Große Persönlichkeiten

Eine Million Touristen kommen heute vorrangig aus Spanien, Frankreich und aus der Ukraine. Aus Scheiblers Arbeiterstadt „Pfaffendorf“ wurde eine liebliche Vorstadtsiedlung, das pulsierende Zentrum bildet die 4,5 Kilometer lange Ulica Piotrkowska, eine Einkaufsstraße mit fabelhaften Restaurants und Hinterhöfen, die für Überraschungen sorgen. Etwa ein mit spiegelnden Glassplittern versehener Hof, atemberaubende Wandmalereien und immer wieder Kunst. Arthur Rubinstein, berühmtester Sohn der Stadt, begegnet einem immer wieder als Skulptur. Zbigniew Boniek, Fußball-Ikone der 80er-Jahre, lebte einst in der Vorstadt, Regisseur Roman Polanski hat einen Stern wie in L.A.

Drittgrößte Stadt Polens

Heute ist Lódz nach Warschau und Krakau drittgrößte Stadt Polens. Und es ist am Sprung. Ein unterirdischer Bahnhof – der drittgrößte Europas –, in dem derzeit nur der Zug nach Warschau verkehrt, als Ausdruck der Aufbruchstimmung.
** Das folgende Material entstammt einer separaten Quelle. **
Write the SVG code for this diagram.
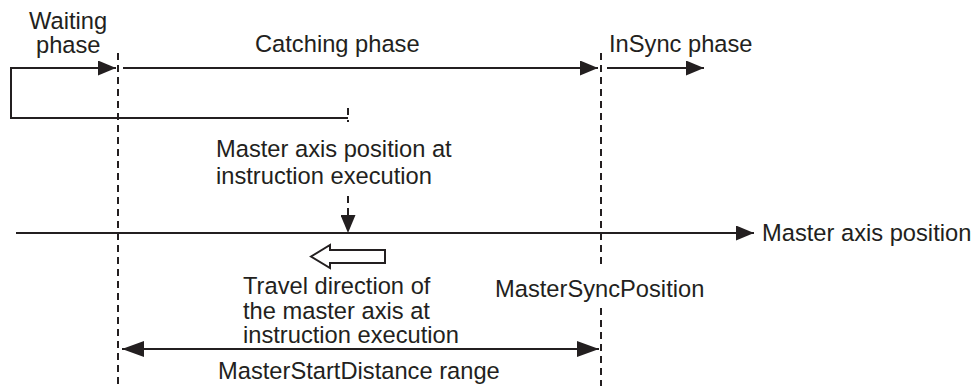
<svg xmlns="http://www.w3.org/2000/svg" width="976" height="386" viewBox="0 0 976 386">
<defs>
<marker id="ah" viewBox="0 0 18 15" refX="18" refY="7.5" markerWidth="18" markerHeight="15" markerUnits="userSpaceOnUse" orient="auto-start-reverse">
<path d="M0,0 L18,7.5 L0,15 Z" fill="#231f20"/>
</marker>
<marker id="ah2" viewBox="0 0 22 16" refX="22" refY="8" markerWidth="22" markerHeight="16" markerUnits="userSpaceOnUse" orient="auto-start-reverse">
<path d="M0,0 L22,8 L0,16 Z" fill="#231f20"/>
</marker>
</defs>
<style>
text{font-family:"Liberation Sans",Arial,sans-serif;font-size:23.7px;fill:#231f20}
.ln{stroke:#231f20;stroke-width:2;fill:none}
.ds{stroke:#231f20;stroke-width:2;fill:none;stroke-dasharray:7,5}
</style>
<rect width="976" height="386" fill="#ffffff"/>
<g id="connectors">
<path class="ln" d="M116,68 L11,68 L11,118 L348,118" marker-start="url(#ah)"/>
<line class="ln" x1="123" y1="68" x2="598" y2="68" marker-end="url(#ah)"/>
<line class="ln" x1="607" y1="68" x2="704" y2="68" marker-end="url(#ah)"/>
<line class="ds" x1="118" y1="53" x2="118" y2="386"/>
<line class="ds" x1="601" y1="53" x2="601" y2="268"/>
<line class="ds" x1="601" y1="308" x2="601" y2="386"/>
<line class="ds" x1="348" y1="108" x2="348" y2="122"/>
<line class="ds" x1="348" y1="196" x2="348" y2="233" marker-end="url(#ah)"/>
<line class="ln" x1="16" y1="233" x2="754" y2="233" marker-end="url(#ah)"/>
<line class="ln" x1="122" y1="349" x2="599" y2="349" marker-start="url(#ah2)" marker-end="url(#ah2)"/>
<polygon points="311,256.5 330,245 330,250 385,250 385,263 330,263 330,268" fill="#ffffff" stroke="#231f20" stroke-width="2"/>
</g>
<g id="waiting"><text x="29" y="29">Waiting</text><text x="36" y="53">phase</text></g>
<g id="catching"><text x="255" y="52">Catching phase</text></g>
<g id="insync"><text x="609" y="52">InSync phase</text></g>
<g id="masterpos"><text x="216" y="157">Master axis position at</text><text x="216" y="184">instruction execution</text></g>
<g id="axis"><text x="762" y="241">Master axis position</text></g>
<g id="travel"><text x="243" y="294">Travel direction of</text><text x="243" y="319">the master axis at</text><text x="243" y="343">instruction execution</text></g>
<g id="syncpos"><text x="495" y="297">MasterSyncPosition</text></g>
<g id="range"><text x="218" y="379">MasterStartDistance range</text></g>
</svg>
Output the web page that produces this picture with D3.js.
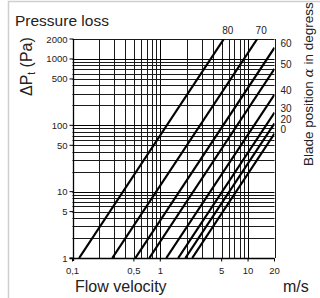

Eine Hochgeschwindigkeitsstrecke soll die Stadt mit den Metropolen verbinden und gilt als derzeit größtes Eisenbahnprojekt in Europa. Die Autobahn führt durch Tschechien und Schlesien bald vollständig von Österreich nach Lódz.

"Theo,  wir fahren..."

Außerdem arbeitet die Stadt fieberhaft auf die Green Expo 2024 hin, bei der in vier Monaten vier Millionen Besucher erwartet werden. Lódz will grün werden – richtig grün. Spätestens dann wird klar sein, das Lód(´z) kein Ort für die Durchreise mehr ist. Man muss hier nicht mehr die Luft anhalten. Und – man muss einen Bericht über Lódz nicht mehr mit Vicky Leandros und dem Lied „Theo, wir fahren nach Lódz“ beginnen. Die Stadt kann weit mehr.